Certain legal requirements must be met in order for a will to be valid. The general requirements include: (a) the document must be written, (b) signed by the person making the will, and (c) signed by two witnesses who were present to witness the execution of the document by the maker and who also witnessed each other sign the document. In Kentucky, any person eighteen years of age and of sound mind may make a will. “Sound mind” generally means someone who has not been deemed incompetent in a previous legal proceeding. A common recommendation is that the witnesses be disinterested, meaning that they are not beneficiaries of the will. Also, the court automatically accepts a self-proven will as authentic. To self-prove a will, the person making the will and the witnesses must swear in an affidavit before a notary to the authenticity of the will, and the affidavit should be part of the will or attached to it. In my opinion, meeting these legal requirements is best done with an attorney.

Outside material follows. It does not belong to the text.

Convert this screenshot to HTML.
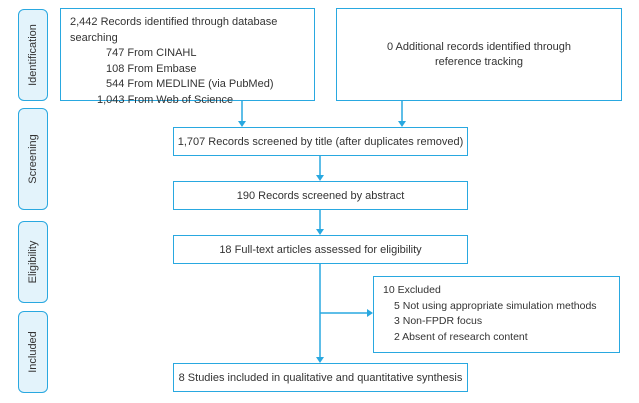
<!DOCTYPE html><html><head><style>
body{margin:0;width:639px;height:403px;background:#fff;position:relative;font-family:"Liberation Sans",sans-serif;font-size:11px;color:#333;overflow:hidden}
.b{position:absolute;border:1.5px solid #29a8e0;box-sizing:border-box;background:#fff}
.c{display:flex;align-items:center;justify-content:center;text-align:center}
.s{position:absolute;left:18px;width:30px;border:1.5px solid #29a8e0;border-radius:6px;background:#e3f3fb;box-sizing:border-box}
.s span{position:absolute;left:50%;top:50%;transform:translate(-50%,-50%) rotate(-90deg);white-space:nowrap;font-size:11px}
</style></head><body>
<div class="s" style="top:9px;height:92px"><span>Identification</span></div>
<div class="s" style="top:108px;height:102px"><span>Screening</span></div>
<div class="s" style="top:221px;height:82px"><span>Eligibility</span></div>
<div class="s" style="top:311px;height:82px"><span>Included</span></div>
<div class="b" style="left:60px;top:8px;width:255px;height:93px;padding:6px 0 0 9px;line-height:15.5px">2,442 Records identified through database searching<br><span style="padding-left:36px">747 From CINAHL</span><br><span style="padding-left:36px">108 From Embase</span><br><span style="padding-left:36px">544 From MEDLINE (via PubMed)</span><br><span style="padding-left:27px">1,043 From Web of Science</span></div>
<div class="b c" style="left:336px;top:8px;width:286px;height:93px;line-height:15px">0 Additional records identified through<br>reference tracking</div>
<div class="b c" style="left:173px;top:127px;width:295px;height:29px">1,707 Records screened by title (after duplicates removed)</div>
<div class="b c" style="left:173px;top:181px;width:295px;height:29px">190 Records screened by abstract</div>
<div class="b c" style="left:173px;top:235px;width:295px;height:29px">18 Full-text articles assessed for eligibility</div>
<div class="b" style="left:373px;top:276px;width:247px;height:77px;padding:6px 0 0 9px;line-height:15.5px;font-size:10.5px">10 Excluded<br><span style="padding-left:11px">5 Not using appropriate simulation methods</span><br><span style="padding-left:11px">3 Non-FPDR focus</span><br><span style="padding-left:11px">2 Absent of research content</span></div>
<div class="b c" style="left:173px;top:363px;width:295px;height:29px">8 Studies included in qualitative and quantitative synthesis</div>
<svg width="639" height="403" style="position:absolute;left:0;top:0" fill="#29a8e0" stroke="#29a8e0" stroke-width="1.5">
<line x1="242" y1="101" x2="242" y2="123"/><polygon points="238,121 246,121 242,127" stroke="none"/>
<line x1="402" y1="101" x2="402" y2="123"/><polygon points="398,121 406,121 402,127" stroke="none"/>
<line x1="320" y1="156" x2="320" y2="177"/><polygon points="316,175 324,175 320,181" stroke="none"/>
<line x1="320" y1="210" x2="320" y2="231"/><polygon points="316,229 324,229 320,235" stroke="none"/>
<line x1="320" y1="264" x2="320" y2="359"/><polygon points="316,357 324,357 320,363" stroke="none"/>
<line x1="320" y1="313" x2="369" y2="313"/><polygon points="367,309 367,317 373,313" stroke="none"/>
</svg>
</body></html>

Some unusual last wishes are documented on the Internet. Two of those included John Bowman (died 1891) and T M Zink (died 1930). First, John Bowman believed that when he died, his entire family would be reincarnated together. His wife and two daughters had preceeded him in death. So, Bowman set up a $50,000 trust to pay for the upkeep of his 21-room home and requested that a daily meal be prepared in case the family returned hungry. The will was honored until 1950 when the trust ran out of funds. Then, T M Zink, an attorney from Iowa, left $50,000 in trust for 75 years, hoping the funds would grow to $3 million. With these funds, he planned to fund a womanless library. He instructed that women not be admitted and that no book, work of art, or decorations by women be allowed in the library. His family was successful in challenging the will.
Several years ago, my late husband and I had our wills written. We did not have significant possessions, but wanted to make life less complicated for our children. We took the traditional path, leaving our possessions to one another first, then equally (I believe in being fair.) to our three daughters or their children. Over the years, I’ve told my children that when my estate is settled, they should have enough money left to go out and have a nice meal (I didn’t want to raise their expectations.). In future, considering our present economy, I think I’ll suggest fast food.